Fraxetin attenuates DNA damage and inflammation in cisplatin-induced nephrotoxicity via FoxO1 activation

Background: Cisplatin-induced acute kidney injury (CKI) represents a severe renal dysfunction characterized by DNA damage and tubular injury. Fraxetin, derived from the Chinese herb Qinpi (Fraxinus bungeana A.DOC), is recognized for its neuroprotective effects and has been used for the prevention of various diseases.

Methods: This study investigated the renoprotective effects and molecular mechanisms of fraxetin in CKI. A mouse CKI model and a cisplatin-induced tubule epithelial cell (TEC) injury model were established to evaluate fraxetin's effects by measuring diverse parameters associated with kidney injury, focusing on DNA damage and inflammation. Additionally, network pharmacology and cellular Sequencing analysis were employed to identify altered pathways or targets after fraxetin treatment. Subsequent experiments involved siRNA and pharmacological regulation to identify fraxetin targets, alongside molecular docking to unravel binding mechanisms.
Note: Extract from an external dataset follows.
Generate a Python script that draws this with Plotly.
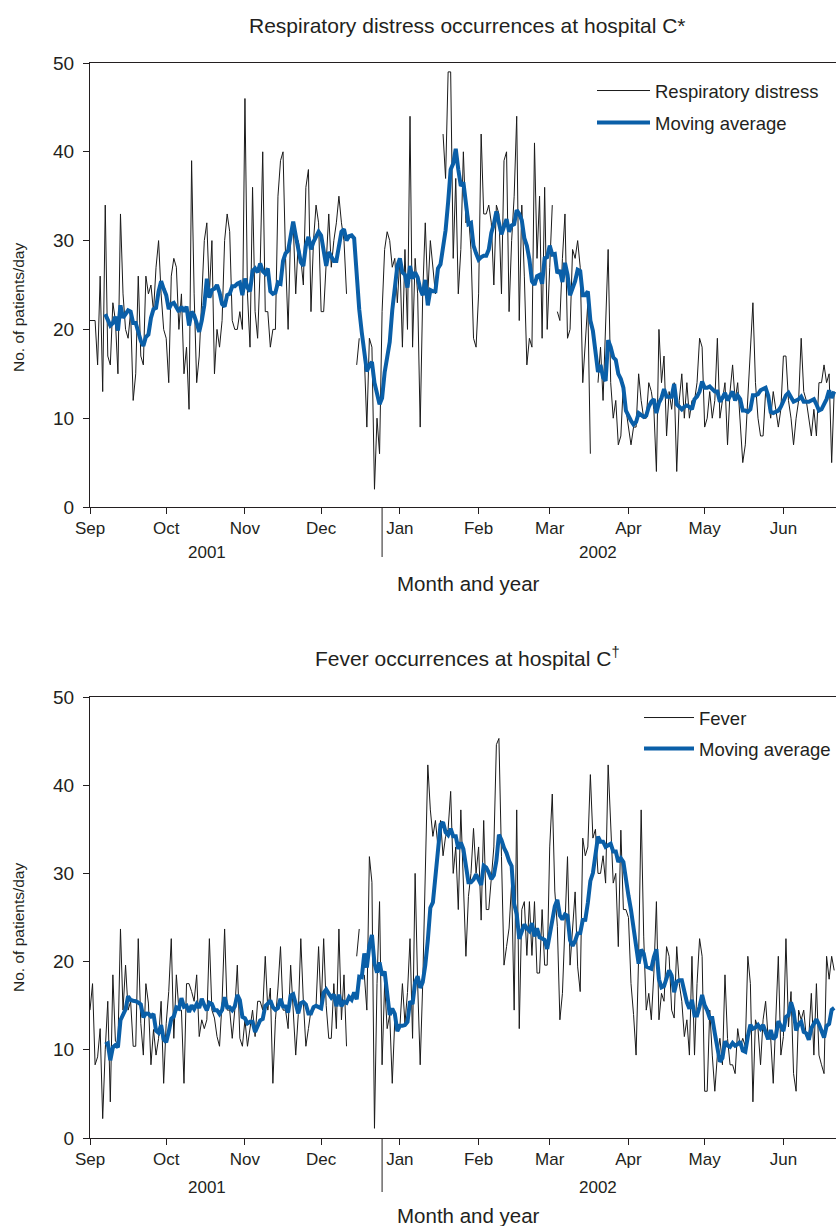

Results: Fraxetin pretreatment significantly ameliorated CKI, with a 45% reduction in in tubular damage compared to the cisplatin-only group. Additionally, fraxetin notably enhanced DNA repair. Fraxetin pretreatment reduced cisplatin-induced DNA damage in HK-2 cells by 42.8% in comet assays. Fraxetin also mitigated inflammation, with pro-inflammatory cytokine levels decreasing by approximately 20-30% in both mouse and cell models. Notable changes were observed in the FOXO pathway. Specifically, manipulating Forkhead box O1 (FoxO1), a transcription factor involved in stress responses and longevity, influenced fraxetin's protective effect. Molecular docking revealed that fraxetin binds to the Forkhead (FH) domain of FoxO1, promoting its nuclear localization.

Conclusions: Fraxetin protects against CKI by activating FoxO1, providing a foundation for novel therapeutic strategies and underscoring fraxetin's potential in treating kidney injury.

Acute kidney injury; Cisplatin; DNA damage; FoxO1; Fraxetin; Inflammation.